* [PROVIDED RECORDS]
■ ■ ■ ■ ■

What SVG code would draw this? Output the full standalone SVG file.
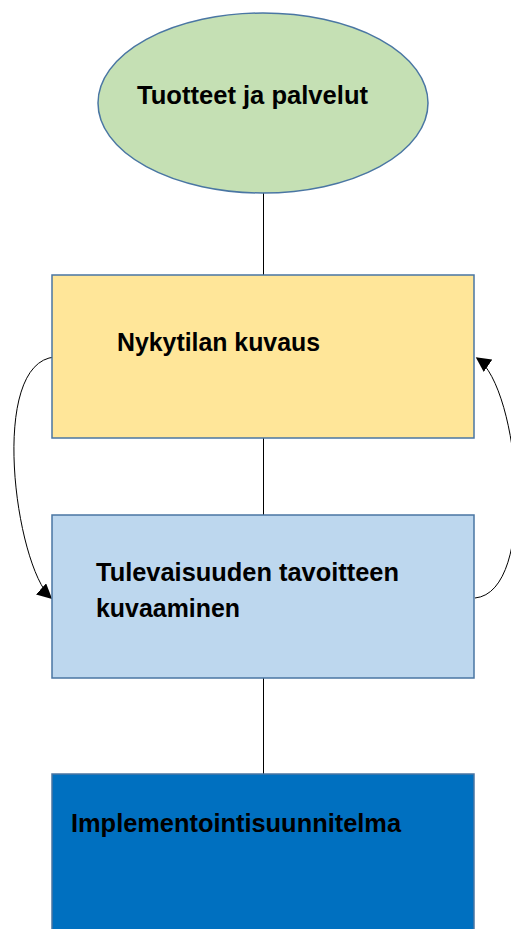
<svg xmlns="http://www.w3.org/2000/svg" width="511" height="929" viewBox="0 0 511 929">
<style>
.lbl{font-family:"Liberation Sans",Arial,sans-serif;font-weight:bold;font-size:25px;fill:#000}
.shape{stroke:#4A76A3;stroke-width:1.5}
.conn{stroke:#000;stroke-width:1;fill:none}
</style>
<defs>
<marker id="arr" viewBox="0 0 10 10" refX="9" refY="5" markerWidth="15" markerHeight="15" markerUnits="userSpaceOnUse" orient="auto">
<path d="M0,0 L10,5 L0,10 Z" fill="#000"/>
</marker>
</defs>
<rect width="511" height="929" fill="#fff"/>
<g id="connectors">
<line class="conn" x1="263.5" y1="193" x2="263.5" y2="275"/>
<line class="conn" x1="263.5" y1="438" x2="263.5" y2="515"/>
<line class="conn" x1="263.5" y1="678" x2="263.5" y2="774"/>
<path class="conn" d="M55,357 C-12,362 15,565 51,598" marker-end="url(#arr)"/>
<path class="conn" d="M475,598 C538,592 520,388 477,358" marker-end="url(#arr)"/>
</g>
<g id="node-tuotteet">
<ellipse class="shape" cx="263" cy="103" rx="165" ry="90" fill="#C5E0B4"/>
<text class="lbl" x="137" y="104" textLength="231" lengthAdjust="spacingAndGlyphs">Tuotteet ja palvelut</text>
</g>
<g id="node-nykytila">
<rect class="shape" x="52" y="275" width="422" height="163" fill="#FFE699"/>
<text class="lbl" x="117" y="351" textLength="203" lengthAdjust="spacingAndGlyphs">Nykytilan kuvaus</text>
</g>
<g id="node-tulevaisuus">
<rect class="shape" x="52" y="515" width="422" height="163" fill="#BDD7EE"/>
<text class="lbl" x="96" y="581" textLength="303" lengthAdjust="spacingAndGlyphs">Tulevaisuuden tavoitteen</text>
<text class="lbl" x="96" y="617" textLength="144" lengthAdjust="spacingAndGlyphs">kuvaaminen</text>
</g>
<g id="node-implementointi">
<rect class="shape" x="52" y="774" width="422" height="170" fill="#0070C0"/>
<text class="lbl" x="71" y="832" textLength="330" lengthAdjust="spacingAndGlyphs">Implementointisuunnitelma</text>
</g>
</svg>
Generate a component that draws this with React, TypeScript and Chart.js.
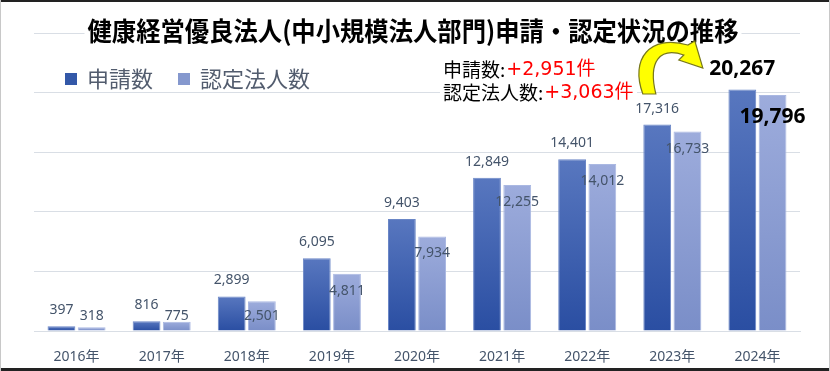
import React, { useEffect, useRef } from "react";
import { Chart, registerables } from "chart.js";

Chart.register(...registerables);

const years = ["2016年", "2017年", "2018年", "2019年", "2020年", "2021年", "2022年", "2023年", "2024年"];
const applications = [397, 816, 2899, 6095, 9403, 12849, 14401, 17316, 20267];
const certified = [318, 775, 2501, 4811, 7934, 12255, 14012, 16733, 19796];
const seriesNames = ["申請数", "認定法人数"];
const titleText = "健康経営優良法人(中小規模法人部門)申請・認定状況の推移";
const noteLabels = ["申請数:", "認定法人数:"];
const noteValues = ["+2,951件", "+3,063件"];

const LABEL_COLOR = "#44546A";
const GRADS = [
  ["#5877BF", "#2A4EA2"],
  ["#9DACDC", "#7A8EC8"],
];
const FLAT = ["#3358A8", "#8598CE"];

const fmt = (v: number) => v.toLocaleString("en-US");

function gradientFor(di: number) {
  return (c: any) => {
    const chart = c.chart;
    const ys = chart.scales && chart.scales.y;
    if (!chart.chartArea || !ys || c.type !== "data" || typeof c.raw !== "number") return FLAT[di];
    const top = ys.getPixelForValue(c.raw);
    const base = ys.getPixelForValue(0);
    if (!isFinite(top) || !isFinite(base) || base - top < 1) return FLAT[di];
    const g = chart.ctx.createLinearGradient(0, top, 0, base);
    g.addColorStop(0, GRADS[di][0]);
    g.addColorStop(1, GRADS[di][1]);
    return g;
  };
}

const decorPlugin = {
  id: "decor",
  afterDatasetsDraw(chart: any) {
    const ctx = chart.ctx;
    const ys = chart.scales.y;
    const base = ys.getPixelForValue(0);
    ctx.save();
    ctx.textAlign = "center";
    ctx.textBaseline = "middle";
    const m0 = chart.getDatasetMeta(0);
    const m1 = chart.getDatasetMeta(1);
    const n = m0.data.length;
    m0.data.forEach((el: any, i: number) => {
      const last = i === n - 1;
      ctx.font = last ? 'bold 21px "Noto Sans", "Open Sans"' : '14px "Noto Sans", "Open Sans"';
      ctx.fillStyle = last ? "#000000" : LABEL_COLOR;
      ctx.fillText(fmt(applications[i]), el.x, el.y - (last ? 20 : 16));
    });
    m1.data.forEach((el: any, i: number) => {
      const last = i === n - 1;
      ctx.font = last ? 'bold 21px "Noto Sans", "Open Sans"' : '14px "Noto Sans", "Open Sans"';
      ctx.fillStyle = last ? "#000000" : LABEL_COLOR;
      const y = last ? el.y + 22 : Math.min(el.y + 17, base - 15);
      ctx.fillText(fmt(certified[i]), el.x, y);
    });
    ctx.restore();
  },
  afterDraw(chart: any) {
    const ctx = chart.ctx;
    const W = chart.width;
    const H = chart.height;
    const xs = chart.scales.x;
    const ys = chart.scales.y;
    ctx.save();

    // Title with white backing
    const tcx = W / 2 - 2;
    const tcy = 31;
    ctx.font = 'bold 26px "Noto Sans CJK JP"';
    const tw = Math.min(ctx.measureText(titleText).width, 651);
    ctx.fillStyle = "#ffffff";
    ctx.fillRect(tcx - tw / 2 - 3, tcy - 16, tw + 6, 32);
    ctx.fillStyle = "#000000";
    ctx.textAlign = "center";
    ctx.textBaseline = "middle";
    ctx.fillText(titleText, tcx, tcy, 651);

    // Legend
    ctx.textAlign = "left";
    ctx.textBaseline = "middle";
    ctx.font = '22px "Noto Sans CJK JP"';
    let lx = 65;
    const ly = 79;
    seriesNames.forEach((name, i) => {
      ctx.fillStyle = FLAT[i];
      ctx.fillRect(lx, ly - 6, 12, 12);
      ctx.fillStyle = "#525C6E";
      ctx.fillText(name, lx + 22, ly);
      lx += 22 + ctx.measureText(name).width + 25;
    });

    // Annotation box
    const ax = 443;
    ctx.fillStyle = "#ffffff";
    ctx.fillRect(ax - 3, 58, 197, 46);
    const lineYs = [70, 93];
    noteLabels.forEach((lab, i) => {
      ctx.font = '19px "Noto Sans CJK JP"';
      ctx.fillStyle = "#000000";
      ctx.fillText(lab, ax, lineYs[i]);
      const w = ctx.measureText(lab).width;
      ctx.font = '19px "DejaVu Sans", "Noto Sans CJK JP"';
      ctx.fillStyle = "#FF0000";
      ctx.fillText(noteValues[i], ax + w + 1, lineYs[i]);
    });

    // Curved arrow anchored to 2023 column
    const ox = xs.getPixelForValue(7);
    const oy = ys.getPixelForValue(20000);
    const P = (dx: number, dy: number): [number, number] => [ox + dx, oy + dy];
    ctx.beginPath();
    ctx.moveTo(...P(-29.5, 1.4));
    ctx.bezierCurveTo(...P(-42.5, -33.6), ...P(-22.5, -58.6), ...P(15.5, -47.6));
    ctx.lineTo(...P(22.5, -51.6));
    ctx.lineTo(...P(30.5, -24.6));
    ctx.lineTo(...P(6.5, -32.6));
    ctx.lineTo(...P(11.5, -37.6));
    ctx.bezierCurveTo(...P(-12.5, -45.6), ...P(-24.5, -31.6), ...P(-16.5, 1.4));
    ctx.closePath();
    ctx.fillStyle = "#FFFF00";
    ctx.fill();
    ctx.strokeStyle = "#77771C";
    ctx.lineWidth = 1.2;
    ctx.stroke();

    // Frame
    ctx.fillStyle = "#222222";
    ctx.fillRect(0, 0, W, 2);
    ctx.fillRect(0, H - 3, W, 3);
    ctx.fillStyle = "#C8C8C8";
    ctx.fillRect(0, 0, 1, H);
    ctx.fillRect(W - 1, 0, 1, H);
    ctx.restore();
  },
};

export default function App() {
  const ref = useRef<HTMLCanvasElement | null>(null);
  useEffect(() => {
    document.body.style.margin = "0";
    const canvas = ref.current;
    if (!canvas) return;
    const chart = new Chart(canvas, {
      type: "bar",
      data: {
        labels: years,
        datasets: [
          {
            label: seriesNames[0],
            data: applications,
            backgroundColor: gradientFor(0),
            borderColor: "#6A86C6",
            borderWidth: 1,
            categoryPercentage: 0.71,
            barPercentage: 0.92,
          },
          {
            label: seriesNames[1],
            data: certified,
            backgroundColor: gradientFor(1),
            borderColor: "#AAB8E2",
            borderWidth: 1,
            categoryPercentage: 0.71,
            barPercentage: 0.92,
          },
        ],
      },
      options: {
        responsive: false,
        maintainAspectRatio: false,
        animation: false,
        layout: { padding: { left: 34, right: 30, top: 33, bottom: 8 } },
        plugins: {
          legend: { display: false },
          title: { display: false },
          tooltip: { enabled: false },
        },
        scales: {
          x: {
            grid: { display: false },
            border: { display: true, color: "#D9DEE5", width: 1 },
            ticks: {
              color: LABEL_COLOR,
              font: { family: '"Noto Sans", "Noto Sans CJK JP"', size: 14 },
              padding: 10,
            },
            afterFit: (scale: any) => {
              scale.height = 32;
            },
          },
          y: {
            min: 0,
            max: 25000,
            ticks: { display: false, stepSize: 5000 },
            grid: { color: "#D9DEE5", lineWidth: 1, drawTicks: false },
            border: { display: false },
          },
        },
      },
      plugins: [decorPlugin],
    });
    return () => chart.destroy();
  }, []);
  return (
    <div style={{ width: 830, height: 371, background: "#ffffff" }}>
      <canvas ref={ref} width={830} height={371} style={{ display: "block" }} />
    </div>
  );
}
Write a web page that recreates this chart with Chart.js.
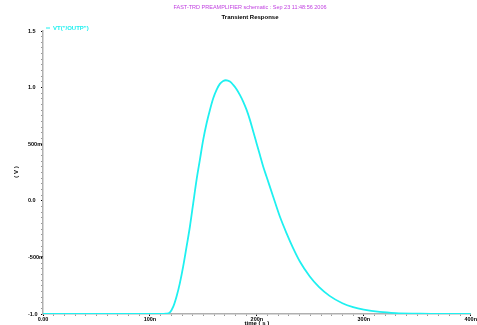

■ ■ ■ ■ ■

Extract each line holding the string "React".

Generate a component that draws this with React, TypeScript and Chart.js.
import React, { useEffect, useRef } from "react";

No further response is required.